Politics, it is said, makes strange bedfellows — but the Nobel Peace Prize may make even stranger ones.
 
There has been considerable commentary over the award to President Barack Obama, and whether or not it was deserved.
 
His speech upon receipt of the honor was not about peace, but about war — or, to be precise "just war." (For centuries, popes and princes have put forth theories of what constitutes just — as opposed to unjust — wars).
 
As if calling the Afghanistan war a ‘just’ one wasn’t ironic enough (the State of Afghanistan didn’t attack the U.S. – a group of foreigners in that country did), to be accepting a peace prize while escalating war makes the prize about as meaningful as the latest reality show on TV.
 
Rather than ‘just war’, perhaps the speech should’ve been about justifying war — something that politicians are pretty good at.
 
One could hardly miss the contrast between Obama and Martin Luther King, Jr., whose previous receipt of the prize, and ‘dream’ oratory were drafted into the service of war.
 
But if King were alive, he would doubtless be a protester rather than an applauder of more war.
 
King’s friend and speech writer, Rev. Dr.
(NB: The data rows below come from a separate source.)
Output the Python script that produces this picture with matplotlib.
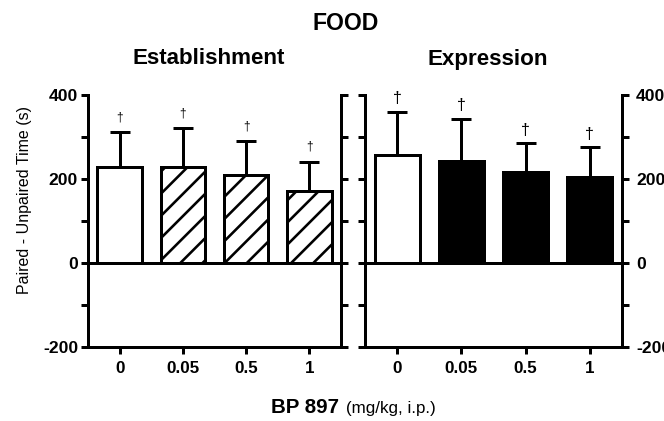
import numpy as np
import matplotlib
matplotlib.use('Agg')
import matplotlib.pyplot as plt

# pixel based layout
DPI = 133
W, H = 664, 421


def pt(px):
    return px * 72 / DPI


def box(x0, x1, y0, y1):
    return [x0 / W, 1 - y1 / H, (x1 - x0) / W, (y1 - y0) / H]


# data
doses = ['0', '0.05', '0.5', '1']
est_mean = [228, 228, 209, 171]
est_sem = [83, 93, 81, 70]
exp_mean = [257, 244, 217, 205]
exp_sem = [103, 99, 68, 71]

est_colors = ['white', 'white', 'white', 'white']
est_hatch = ['', '//', '//', '//']
exp_colors = ['white', 'black', 'black', 'black']
exp_hatch = ['', '', '', '']

yticks = [-200, -100, 0, 100, 200, 300, 400]
ytick_labels = ['-200', '', '0', '', '200', '', '400']

plt.rcParams['font.family'] = ['Liberation Sans', 'DejaVu Sans']
plt.rcParams['hatch.linewidth'] = pt(2.6)

fig = plt.figure(figsize=(W / DPI, H / DPI), dpi=DPI)
ax1 = fig.add_axes(box(88, 341, 95, 347))
ax2 = fig.add_axes(box(365, 622, 95, 347))

lw = pt(3)


def panel(ax, mean, sem, colors, hatches, dag_size, dag_off, right_labels):
    x = np.arange(len(mean))
    ax.errorbar(x, mean, yerr=[np.zeros(len(sem)), sem], fmt='none',
                ecolor='black', elinewidth=lw, capsize=pt(10), capthick=lw,
                zorder=2)
    bars = ax.bar(x, mean, width=0.7, color=colors, edgecolor='black',
                  linewidth=lw, zorder=3)
    for b, h in zip(bars, hatches):
        if h:
            b.set_hatch(h)
    ax.axhline(0, color='black', lw=lw, zorder=4)
    # daggers above the error bars
    for i in range(len(mean)):
        ax.text(x[i], mean[i] + sem[i] + dag_off, '\u2020', ha='center',
                va='center', fontsize=pt(dag_size), color='black')

    ax.set_xlim(-0.5, 3.5)
    ax.set_ylim(-200, 400)
    ax.set_yticks(yticks)
    ax.set_yticklabels(ytick_labels, fontsize=pt(17.5), fontweight='bold')
    ax.set_xticks(x)
    ax.set_xticklabels(doses, fontsize=pt(17), fontweight='bold')

    ax.spines['top'].set_visible(False)
    for s in ['left', 'right', 'bottom']:
        ax.spines[s].set_linewidth(lw)
    ax.tick_params(axis='both', direction='out', length=pt(7), width=lw)
    ax.tick_params(axis='x', pad=pt(7))
    if right_labels:
        ax.tick_params(axis='y', left=True, right=True, labelleft=False,
                       labelright=True, pad=pt(7))
    else:
        ax.tick_params(axis='y', left=True, right=True, labelleft=True,
                       labelright=False, pad=pt(3))


panel(ax1, est_mean, est_sem, est_colors, est_hatch, 12, 36, False)
panel(ax2, exp_mean, exp_sem, exp_colors, exp_hatch, 16, 31, True)


def ftext(x, y, s, **kw):
    fig.text(x / W, 1 - y / H, s, **kw)


ftext(346, 24, 'FOOD', ha='center', va='center', fontsize=pt(23), fontweight='bold')
ftext(208.5, 59, 'Establishment', ha='center', va='center', fontsize=pt(22.4), fontweight='bold')
ftext(487.5, 59, 'Expression', ha='center', va='center', fontsize=pt(22.4), fontweight='bold')
ftext(25, 200, 'Paired - Unpaired Time (s)', ha='center', va='center',
      rotation=90, fontsize=pt(16))
ftext(339, 413, 'BP 897', ha='right', va='baseline', fontsize=pt(20.5), fontweight='bold')
ftext(346, 413, '(mg/kg, i.p.)', ha='left', va='baseline', fontsize=pt(17))

fig.savefig('out.png', dpi=DPI)
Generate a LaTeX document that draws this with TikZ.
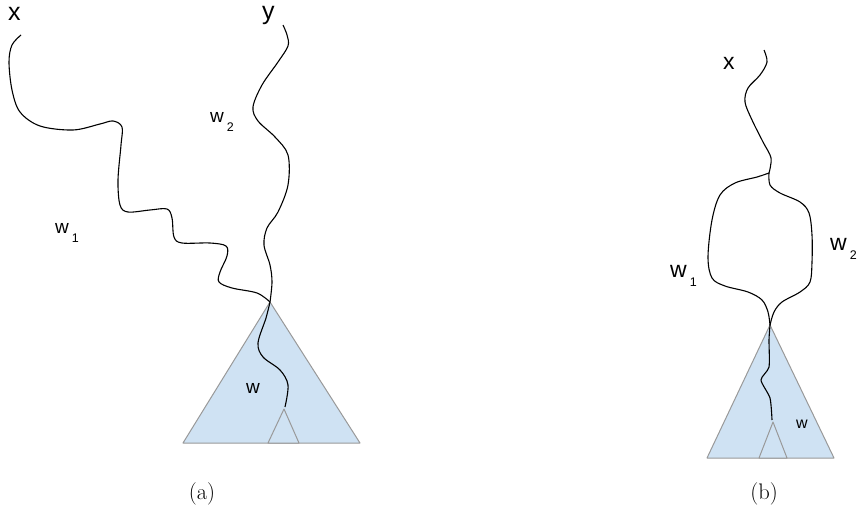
\documentclass[tikz,border=0pt]{standalone}
\usepackage{fontspec}
\usepackage{tikz}
\newfontfamily\labelfont{Liberation Sans}
\definecolor{treeblue}{HTML}{CFE2F3}
\definecolor{treegray}{HTML}{999999}
\newcommand{\wsub}[1]{w\kern3pt\raisebox{-9pt}{\fontsize{12.5}{14}\selectfont #1}}
\tikzset{
    tri/.style={fill=treeblue, draw=treegray, line width=1pt, line join=round},
    walk/.style={line width=1.1pt},
    lab/.style={font=\labelfont\fontsize{19}{22}\selectfont, inner sep=0pt},
}

\begin{document}
\begin{tikzpicture}[x=1pt, y=-1pt]
    \useasboundingbox (0,0) rectangle (859,524);
    % (a)
    \begin{scope}
        \coordinate (apA) at (270,302);
        \coordinate (leafA) at (284,409);
        \coordinate (xs) at (21,35);
        \coordinate (ys) at (283,25);
        \draw[tri] (apA) -- (183,443) -- (360,443) -- cycle;
        \draw[tri] (leafA) -- (268,443) -- (299,443) -- cycle;
        \draw[walk] plot[smooth, tension=0.55] coordinates {(xs) (12,45) (9,62) (12,90) (20,112)
            (40,126) (73,130) (100,124) (113,121) (122,127) (121,145) (118,180) (120,205)
            (128,212) (150,210) (167,209) (172,218) (174,237) (182,243) (210,243) (226,246)
            (227,256) (220,272) (219,282) (232,288) (257,293) (apA)};
        \draw[walk] plot[smooth, tension=0.55] coordinates {(ys) (287,35) (288,46) (278,62)
            (262,85) (253,107) (258,121) (275,137) (288,155) (288,185) (278,212) (267,228)
            (264,245) (270,265) (272,282) (apA)};
        \draw[walk] plot[smooth, tension=0.55] coordinates {(apA) (266,318) (258,343)
            (263,357) (280,370) (288,385) (285,407)};
        \node[lab, font=\labelfont\fontsize{25}{28}\selectfont, anchor=base west] (xa) at (8,21) {x};
        \node[lab, font=\labelfont\fontsize{25}{28}\selectfont, anchor=base west] (ya) at (262,20) {y};
        \node[lab, anchor=base west] (w2a) at (210,123) {\wsub{2}};
        \node[lab, anchor=base west] (w1a) at (55,233) {\wsub{1}};
        \node[lab, anchor=base west] (wa) at (246,393) {w};
        \node[font=\fontsize{22.5}{27}\selectfont] (capa) at (202,494) {(a)};
    \end{scope}
    % (b)
    \begin{scope}
        \coordinate (apB) at (770,325);
        \coordinate (leafB) at (773,422);
        \coordinate (xbs) at (764,50);
        \coordinate (jB) at (769,173);
        \draw[tri] (apB) -- (707,458) -- (834,458) -- cycle;
        \draw[tri] (leafB) -- (759,458) -- (787,458) -- cycle;
        \draw[walk] plot[smooth, tension=0.55] coordinates {(xbs) (767,62) (760,75) (748,88)
            (745,102) (752,120) (763,142) (771,158) (jB)};
        \draw[walk] plot[smooth, tension=0.55] coordinates {(jB) (757,177) (735,183) (720,195)
            (712,220) (708,257) (712,278) (725,286) (748,292) (762,300) (768,312) (apB)};
        \draw[walk] plot[smooth, tension=0.55] coordinates {(jB) (770,185) (780,193) (800,202)
            (809,213) (812,235) (812,262) (810,282) (800,292) (782,302) (774,312) (apB)};
        \draw[walk] plot[smooth, tension=0.4] coordinates {(apB) (769,340) (769,367)
            (761,380) (770,398) (772,420)};
        \node[lab, font=\labelfont\fontsize{23}{26}\selectfont, anchor=base west] (xb) at (723,70) {x};
        \node[lab, font=\labelfont\fontsize{23}{26}\selectfont, anchor=base west] (w1b) at (670,277) {\wsub{1}};
        \node[lab, font=\labelfont\fontsize{23}{26}\selectfont, anchor=base west] (w2b) at (830,250) {\wsub{2}};
        \node[lab, font=\labelfont\fontsize{16}{19}\selectfont, anchor=base west] (wb) at (796,428) {w};
        \node[font=\fontsize{22.5}{27}\selectfont] (capb) at (764,494) {(b)};
    \end{scope}
\end{tikzpicture}
\end{document}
Vincent Harding, points to Kings’ Riverside speech in New York, where he came out forcefully against the war in Vietnam.  When the nation’s political, religious and media leaders defended the war as just as necessary, King saw the human suffering of Vietnamese people and found it intolerable.
 
In Harding’s book Martin Luther King: The Inconvenient Hero, (Maryknoll: 1996) King’s comments to his SCLC (Southern Christian Leadership Conference)  staff after reading a Jan. 1967 Ramparts magazine article on the war was illustrative.
 
Said King,"…[A]fter reading that article, I said to myself, "Never again will I be silent on an issue that is destroying the soul of our nation and destroying thousands and thousands of little children in Vietnam’ " (p.101)
 
Several months later he would preach at Riverside, where he would tell the congregation "the evils of capitalism are as real as the evils of militarism and evils of racism" (101)
 
Obama’s references to the reality of evil in world affairs thrilled conservatives, for it endorsed war (the capitalist nations’s greatest economic engine ) as a solution.
 
King addressed evil squarely 42 years ago; but to King, war was evil, not a solution to it.